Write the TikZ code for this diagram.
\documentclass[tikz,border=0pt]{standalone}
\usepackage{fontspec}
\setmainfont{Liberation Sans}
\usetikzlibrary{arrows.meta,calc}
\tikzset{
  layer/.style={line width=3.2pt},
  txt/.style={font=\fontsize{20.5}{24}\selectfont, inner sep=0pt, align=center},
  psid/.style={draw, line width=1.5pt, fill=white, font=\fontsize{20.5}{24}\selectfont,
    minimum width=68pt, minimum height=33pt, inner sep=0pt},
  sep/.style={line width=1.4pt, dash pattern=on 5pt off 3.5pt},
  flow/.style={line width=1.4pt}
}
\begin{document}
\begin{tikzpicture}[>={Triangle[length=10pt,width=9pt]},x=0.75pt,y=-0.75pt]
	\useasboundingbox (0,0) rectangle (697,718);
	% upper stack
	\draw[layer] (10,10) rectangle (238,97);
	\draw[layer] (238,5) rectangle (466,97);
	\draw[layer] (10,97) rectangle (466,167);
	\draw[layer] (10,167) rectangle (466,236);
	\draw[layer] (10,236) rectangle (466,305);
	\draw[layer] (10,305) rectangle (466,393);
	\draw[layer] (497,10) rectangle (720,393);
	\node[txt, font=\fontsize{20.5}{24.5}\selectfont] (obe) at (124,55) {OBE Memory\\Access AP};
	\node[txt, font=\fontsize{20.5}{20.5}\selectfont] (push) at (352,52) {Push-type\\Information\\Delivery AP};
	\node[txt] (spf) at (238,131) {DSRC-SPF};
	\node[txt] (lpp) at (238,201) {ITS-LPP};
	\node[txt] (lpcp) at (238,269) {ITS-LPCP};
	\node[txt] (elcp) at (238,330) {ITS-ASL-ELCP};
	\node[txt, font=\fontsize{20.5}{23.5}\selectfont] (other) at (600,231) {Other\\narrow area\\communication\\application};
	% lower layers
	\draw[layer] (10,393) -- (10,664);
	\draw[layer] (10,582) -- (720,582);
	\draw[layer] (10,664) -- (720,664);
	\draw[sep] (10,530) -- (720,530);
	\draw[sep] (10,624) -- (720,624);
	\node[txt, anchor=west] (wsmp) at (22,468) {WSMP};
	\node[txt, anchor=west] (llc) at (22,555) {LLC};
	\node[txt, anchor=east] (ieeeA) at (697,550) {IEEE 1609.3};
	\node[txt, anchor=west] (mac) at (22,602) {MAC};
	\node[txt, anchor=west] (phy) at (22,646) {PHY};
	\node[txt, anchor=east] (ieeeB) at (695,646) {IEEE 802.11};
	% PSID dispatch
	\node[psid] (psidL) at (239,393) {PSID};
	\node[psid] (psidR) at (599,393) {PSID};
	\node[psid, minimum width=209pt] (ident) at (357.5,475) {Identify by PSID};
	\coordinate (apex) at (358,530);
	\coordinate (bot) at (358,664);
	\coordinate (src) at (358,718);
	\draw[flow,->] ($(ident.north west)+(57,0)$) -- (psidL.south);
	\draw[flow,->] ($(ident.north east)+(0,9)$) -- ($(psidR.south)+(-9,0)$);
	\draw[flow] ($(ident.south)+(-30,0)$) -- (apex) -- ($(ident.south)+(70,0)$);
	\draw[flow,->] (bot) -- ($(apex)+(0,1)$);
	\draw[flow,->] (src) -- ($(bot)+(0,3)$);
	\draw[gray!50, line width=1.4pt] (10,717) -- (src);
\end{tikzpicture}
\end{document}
━━━
## INSTRUCTION
Quote every line of the data, word for word.

## EXPECTED OUTPUT
Write the TikZ code for this diagram.
\documentclass[tikz,border=0pt]{standalone}
\usepackage{fontspec}
\setmainfont{Liberation Sans}
\usetikzlibrary{arrows.meta,calc}
\tikzset{
  layer/.style={line width=3.2pt},
  txt/.style={font=\fontsize{20.5}{24}\selectfont, inner sep=0pt, align=center},
  psid/.style={draw, line width=1.5pt, fill=white, font=\fontsize{20.5}{24}\selectfont,
    minimum width=68pt, minimum height=33pt, inner sep=0pt},
  sep/.style={line width=1.4pt, dash pattern=on 5pt off 3.5pt},
  flow/.style={line width=1.4pt}
}
\begin{document}
\begin{tikzpicture}[>={Triangle[length=10pt,width=9pt]},x=0.75pt,y=-0.75pt]
	\useasboundingbox (0,0) rectangle (697,718);
	% upper stack
	\draw[layer] (10,10) rectangle (238,97);
	\draw[layer] (238,5) rectangle (466,97);
	\draw[layer] (10,97) rectangle (466,167);
	\draw[layer] (10,167) rectangle (466,236);
	\draw[layer] (10,236) rectangle (466,305);
	\draw[layer] (10,305) rectangle (466,393);
	\draw[layer] (497,10) rectangle (720,393);
	\node[txt, font=\fontsize{20.5}{24.5}\selectfont] (obe) at (124,55) {OBE Memory\\Access AP};
	\node[txt, font=\fontsize{20.5}{20.5}\selectfont] (push) at (352,52) {Push-type\\Information\\Delivery AP};
	\node[txt] (spf) at (238,131) {DSRC-SPF};
	\node[txt] (lpp) at (238,201) {ITS-LPP};
	\node[txt] (lpcp) at (238,269) {ITS-LPCP};
	\node[txt] (elcp) at (238,330) {ITS-ASL-ELCP};
	\node[txt, font=\fontsize{20.5}{23.5}\selectfont] (other) at (600,231) {Other\\narrow area\\communication\\application};
	% lower layers
	\draw[layer] (10,393) -- (10,664);
	\draw[layer] (10,582) -- (720,582);
	\draw[layer] (10,664) -- (720,664);
	\draw[sep] (10,530) -- (720,530);
	\draw[sep] (10,624) -- (720,624);
	\node[txt, anchor=west] (wsmp) at (22,468) {WSMP};
	\node[txt, anchor=west] (llc) at (22,555) {LLC};
	\node[txt, anchor=east] (ieeeA) at (697,550) {IEEE 1609.3};
	\node[txt, anchor=west] (mac) at (22,602) {MAC};
	\node[txt, anchor=west] (phy) at (22,646) {PHY};
	\node[txt, anchor=east] (ieeeB) at (695,646) {IEEE 802.11};
	% PSID dispatch
	\node[psid] (psidL) at (239,393) {PSID};
	\node[psid] (psidR) at (599,393) {PSID};
	\node[psid, minimum width=209pt] (ident) at (357.5,475) {Identify by PSID};
	\coordinate (apex) at (358,530);
	\coordinate (bot) at (358,664);
	\coordinate (src) at (358,718);
	\draw[flow,->] ($(ident.north west)+(57,0)$) -- (psidL.south);
	\draw[flow,->] ($(ident.north east)+(0,9)$) -- ($(psidR.south)+(-9,0)$);
	\draw[flow] ($(ident.south)+(-30,0)$) -- (apex) -- ($(ident.south)+(70,0)$);
	\draw[flow,->] (bot) -- ($(apex)+(0,1)$);
	\draw[flow,->] (src) -- ($(bot)+(0,3)$);
	\draw[gray!50, line width=1.4pt] (10,717) -- (src);
\end{tikzpicture}
\end{document}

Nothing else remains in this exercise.